Maç oynanmadan önce tur atlama için şanslar eşitti (hatta Fenerbahçeli olmayanlara göre şansımız çok düşüktü). Şimdi ise terazide Fenerbahçe daha ağır basıyor. Rövanş maçında, tek farklı gollü mağlubiyet ile birlikte galibiyet ve beraberlik sonuçlarının işimize yarayacak olması önemli bir avantaj. Ancak temkinli ve kontrollü olmakta fayda var, çünkü Kadıköy'de varlık gösteremeseler de rakip bizi daha iyi tanıdı, kendi sahasında daha agresif ve coşkulu oynayacak, silahlarını daha etkin kullanacaklar. Avantajı kenara koyup bu maça gol atmak ve "Fenerbahçe yenilmez" şiarıyla çıkmak final kapısını açacaktır. Bu konuda Aykut Kocaman ve teknik ekibe güvenim tam, ilk maçta rakibi çok iyi analiz ettiklerini ve takımı çok iyi hazırladıklarını gösterdiler, ayrıca bu sene oynanan tüm Uefa deplasman maçlarındaki yenilmezlik de önemli bir tecrübe. Lizbon'daki Işık (Luz) stadındaki mücadelede, Fenerbahçe için umut ışığı daha parlak ...

Fenerbahçe kimi yendi ?


Sürekli Fenerbahçe'nin oynadığı rakipleri küçültme, "köy takımı" yaftasını yapıştırma çabasında olanlar yine başlayacaklar bu ucuz ve kirli yayınlarına. Rakibi büyütmeden de küçültmeden de verileri ortaya koyalım.
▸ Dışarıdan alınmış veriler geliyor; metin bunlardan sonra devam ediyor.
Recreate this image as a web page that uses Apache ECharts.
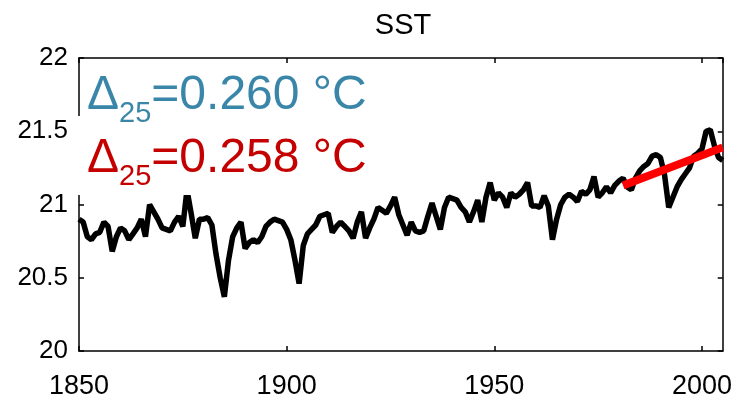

  • Market değeri yaklaşık 190 milyon Euro olan bir takım. Yani futbolcularının ederi Fenerbahçe'den yaklaşık %30 daha yüksek parasal değer ifade ediyor.
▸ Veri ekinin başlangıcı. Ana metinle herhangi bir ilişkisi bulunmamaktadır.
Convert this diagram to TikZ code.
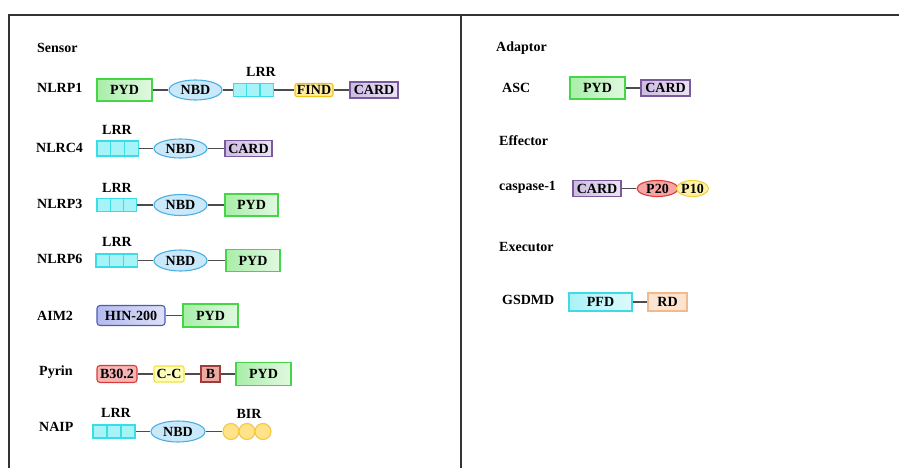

  • Bu yıl Uefa maçlarında yenilgisi olmayan, 6 aydır, yani 38 resmi maçtır yenilmeyen bir takım
  • 2009-10 sezonunda göreve gelen hocaları Jorge Jesus yönetiminde, Portekiz Liginde 1 kez şampiyon 2 kez 2.ci olmuş, bu yıl da bitimine 4 hafta kalan Portekiz liginde 4 puanla namağlup lider. J. Jesus döneminde Portekiz Kupasını ve Süper Kupasını alamamışlar ama lig kupasını da üç yıl üstüste kazanmışlar ( Uefa'nın Avrupa Ligler sıralamasına göre Portekiz ligi, Fransa Ligi ile 5. cilik mücadelesi veriyor, 2012 itibariyle de 5.ciler. Türkiye Süper Ligi ise 2012 de ilk 10 a girebildi, 10.cu durumda)
  • 2009-10 sezonundan bugüne kadar 26 Şampiyonlar Ligi, 28 Uefa Ligi mücadelesine çıkmışlar, 2009-10 Uefa Çeyrek Final, 2010-11 de Uefa Yarı Final, 2011-12 Şampiyonlar Ligi Çeyrek Finalini oynamışlar.